*EXERCISE GOAL*
Leave the pictures out, and retype all of the material exactly as written.

*COLLECTED DATA*

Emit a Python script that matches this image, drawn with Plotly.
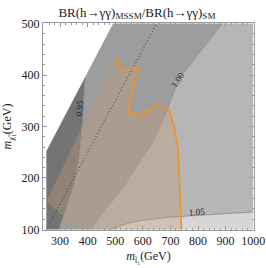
import plotly.graph_objects as go

# ---- data (GeV) ----
x_min, x_max = 250, 1000
y_min, y_max = 100, 500

# kinematic edge (m_chi ~ m_stop), white above it
edge_x = [250, 492]
edge_y = [252, 500]

# contour lines of BR ratio
c095_x = [390, 378, 369, 351, 320, 294]
c095_y = [395, 292, 241, 190, 138, 100]
c100_x = [888, 727, 691, 640, 529, 409]
c100_y = [500, 389, 335, 273, 182, 100]
c105_x = [482, 540, 590, 700, 850, 1000]
c105_y = [100, 111, 117, 124, 129, 134]

# orange exclusion line and tan region
orange_x = [502, 526, 582, 546, 587, 656, 696, 716, 728, 732, 737, 740]
orange_y = [434, 410, 416, 328, 321, 342, 333, 292, 254, 209, 163, 100]
tan_start = (250, 155)
tan_low = (368, 100)

# dotted line (m_stop = m_chi + 150)
dot_x = [250, 650]
dot_y = [100, 500]

labels = ["0.95", "1.00", "1.05"]
label_x = [372, 727, 796]
label_y = [335, 390, 134]
label_angle = [-86, -58, -5]

col_dark = "#747474"
col_mid = "#9d9d9d"
col_light = "#b6b6b6"
col_lightest = "#d6d6d6"

fig = go.Figure()

def poly(xs, ys, color):
    fig.add_trace(go.Scatter(x=xs, y=ys, mode="lines", fill="toself",
                             fillcolor=color, line=dict(width=0, color=color),
                             hoverinfo="skip", showlegend=False))

# < 0.95
poly([x_min, edge_x[0]] + c095_x, [y_min, edge_y[0]] + c095_y, col_dark)
# 0.95 - 1.00
poly(c095_x[:1] + [edge_x[1]] + c100_x + c095_x[::-1],
     c095_y[:1] + [edge_y[1]] + c100_y + c095_y[::-1], col_mid)
# 1.00 - 1.05
poly(c100_x + c105_x + [x_max, x_max],
     c100_y + c105_y + [y_max, y_max], col_light)
# > 1.05
poly(c105_x + [x_max], c105_y + [y_min], col_lightest)

# contour lines
for cx, cy, cc in [(c095_x, c095_y, "#6a6a6a"), (c100_x, c100_y, "#7a7a7a"),
                   (c105_x, c105_y, "#666666")]:
    fig.add_trace(go.Scatter(x=cx, y=cy, mode="lines",
                             line=dict(color=cc, width=0.6),
                             hoverinfo="skip", showlegend=False))

# tan region
fig.add_trace(go.Scatter(x=[tan_start[0]] + orange_x + [tan_low[0], tan_start[0]],
                         y=[tan_start[1]] + orange_y + [tan_low[1], tan_start[1]],
                         mode="lines", fill="toself",
                         fillcolor="rgba(195,158,120,0.36)", line=dict(width=0),
                         hoverinfo="skip", showlegend=False))

# dotted line
fig.add_trace(go.Scatter(x=dot_x, y=dot_y, mode="lines",
                         line=dict(color="#3a3a3a", width=1, dash="1px,2.5px"),
                         hoverinfo="skip", showlegend=False))

# orange line
fig.add_trace(go.Scatter(x=orange_x, y=orange_y, mode="lines",
                         line=dict(color="#f7901e", width=1.6),
                         hoverinfo="skip", showlegend=False))

for t, lx, ly, ang in zip(labels, label_x, label_y, label_angle):
    fig.add_annotation(x=lx, y=ly, text=t, showarrow=False, textangle=ang,
                       font=dict(family="Liberation Serif", size=9, color="#222"))

axis_common = dict(showgrid=False, zeroline=False, showline=True, automargin=False,
                   linecolor="#9a9a9a", linewidth=1, mirror="allticks",
                   ticks="inside", ticklen=4, tickcolor="#9a9a9a",
                   tickfont=dict(family="Liberation Serif", size=12, color="#222"))

fig.update_layout(
    template="none",
    width=266, height=268,
    margin=dict(l=43, r=12, t=23, b=38),
    paper_bgcolor="white", plot_bgcolor="white",
    title=dict(text="BR(h→γγ)<sub>MSSM</sub>/BR(h→γγ)<sub>SM</sub>",
               x=0.515, xanchor="center", y=0.955, yanchor="middle", automargin=False,
               font=dict(family="Liberation Serif", size=13, color="#222")),
    xaxis=dict(range=[238, 1003], tickmode="linear", tick0=300, dtick=100,
               minor=dict(ticks="inside", ticklen=2, dtick=20, tick0=0, tickcolor="#9a9a9a"),
               title=dict(text="<i>m</i><sub>t̃₁</sub>(GeV)", standoff=4,
                          font=dict(family="Liberation Serif", size=12, color="#222")),
               **axis_common),
    yaxis=dict(range=[99, 501], tickmode="linear", tick0=100, dtick=100,
               minor=dict(ticks="inside", ticklen=2, dtick=20, tick0=0, tickcolor="#9a9a9a"),
               title=dict(text="<i>m</i><sub>χ̃₁</sub>(GeV)", standoff=8,
                          font=dict(family="Liberation Serif", size=12, color="#222")),
               **axis_common),
)

fig.write_html("out.html", config={"displayModeBar": False},
               post_script="document.body.style.margin='0';document.body.style.overflow='hidden';")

*COMPLETE OUTPUT*
Emit a Python script that matches this image, drawn with Plotly.
import plotly.graph_objects as go

# ---- data (GeV) ----
x_min, x_max = 250, 1000
y_min, y_max = 100, 500

# kinematic edge (m_chi ~ m_stop), white above it
edge_x = [250, 492]
edge_y = [252, 500]

# contour lines of BR ratio
c095_x = [390, 378, 369, 351, 320, 294]
c095_y = [395, 292, 241, 190, 138, 100]
c100_x = [888, 727, 691, 640, 529, 409]
c100_y = [500, 389, 335, 273, 182, 100]
c105_x = [482, 540, 590, 700, 850, 1000]
c105_y = [100, 111, 117, 124, 129, 134]

# orange exclusion line and tan region
orange_x = [502, 526, 582, 546, 587, 656, 696, 716, 728, 732, 737, 740]
orange_y = [434, 410, 416, 328, 321, 342, 333, 292, 254, 209, 163, 100]
tan_start = (250, 155)
tan_low = (368, 100)

# dotted line (m_stop = m_chi + 150)
dot_x = [250, 650]
dot_y = [100, 500]

labels = ["0.95", "1.00", "1.05"]
label_x = [372, 727, 796]
label_y = [335, 390, 134]
label_angle = [-86, -58, -5]

col_dark = "#747474"
col_mid = "#9d9d9d"
col_light = "#b6b6b6"
col_lightest = "#d6d6d6"

fig = go.Figure()

def poly(xs, ys, color):
    fig.add_trace(go.Scatter(x=xs, y=ys, mode="lines", fill="toself",
                             fillcolor=color, line=dict(width=0, color=color),
                             hoverinfo="skip", showlegend=False))

# < 0.95
poly([x_min, edge_x[0]] + c095_x, [y_min, edge_y[0]] + c095_y, col_dark)
# 0.95 - 1.00
poly(c095_x[:1] + [edge_x[1]] + c100_x + c095_x[::-1],
     c095_y[:1] + [edge_y[1]] + c100_y + c095_y[::-1], col_mid)
# 1.00 - 1.05
poly(c100_x + c105_x + [x_max, x_max],
     c100_y + c105_y + [y_max, y_max], col_light)
# > 1.05
poly(c105_x + [x_max], c105_y + [y_min], col_lightest)

# contour lines
for cx, cy, cc in [(c095_x, c095_y, "#6a6a6a"), (c100_x, c100_y, "#7a7a7a"),
                   (c105_x, c105_y, "#666666")]:
    fig.add_trace(go.Scatter(x=cx, y=cy, mode="lines",
                             line=dict(color=cc, width=0.6),
                             hoverinfo="skip", showlegend=False))

# tan region
fig.add_trace(go.Scatter(x=[tan_start[0]] + orange_x + [tan_low[0], tan_start[0]],
                         y=[tan_start[1]] + orange_y + [tan_low[1], tan_start[1]],
                         mode="lines", fill="toself",
                         fillcolor="rgba(195,158,120,0.36)", line=dict(width=0),
                         hoverinfo="skip", showlegend=False))

# dotted line
fig.add_trace(go.Scatter(x=dot_x, y=dot_y, mode="lines",
                         line=dict(color="#3a3a3a", width=1, dash="1px,2.5px"),
                         hoverinfo="skip", showlegend=False))

# orange line
fig.add_trace(go.Scatter(x=orange_x, y=orange_y, mode="lines",
                         line=dict(color="#f7901e", width=1.6),
                         hoverinfo="skip", showlegend=False))

for t, lx, ly, ang in zip(labels, label_x, label_y, label_angle):
    fig.add_annotation(x=lx, y=ly, text=t, showarrow=False, textangle=ang,
                       font=dict(family="Liberation Serif", size=9, color="#222"))

axis_common = dict(showgrid=False, zeroline=False, showline=True, automargin=False,
                   linecolor="#9a9a9a", linewidth=1, mirror="allticks",
                   ticks="inside", ticklen=4, tickcolor="#9a9a9a",
                   tickfont=dict(family="Liberation Serif", size=12, color="#222"))

fig.update_layout(
    template="none",
    width=266, height=268,
    margin=dict(l=43, r=12, t=23, b=38),
    paper_bgcolor="white", plot_bgcolor="white",
    title=dict(text="BR(h→γγ)<sub>MSSM</sub>/BR(h→γγ)<sub>SM</sub>",
               x=0.515, xanchor="center", y=0.955, yanchor="middle", automargin=False,
               font=dict(family="Liberation Serif", size=13, color="#222")),
    xaxis=dict(range=[238, 1003], tickmode="linear", tick0=300, dtick=100,
               minor=dict(ticks="inside", ticklen=2, dtick=20, tick0=0, tickcolor="#9a9a9a"),
               title=dict(text="<i>m</i><sub>t̃₁</sub>(GeV)", standoff=4,
                          font=dict(family="Liberation Serif", size=12, color="#222")),
               **axis_common),
    yaxis=dict(range=[99, 501], tickmode="linear", tick0=100, dtick=100,
               minor=dict(ticks="inside", ticklen=2, dtick=20, tick0=0, tickcolor="#9a9a9a"),
               title=dict(text="<i>m</i><sub>χ̃₁</sub>(GeV)", standoff=8,
                          font=dict(family="Liberation Serif", size=12, color="#222")),
               **axis_common),
)

fig.write_html("out.html", config={"displayModeBar": False},
               post_script="document.body.style.margin='0';document.body.style.overflow='hidden';")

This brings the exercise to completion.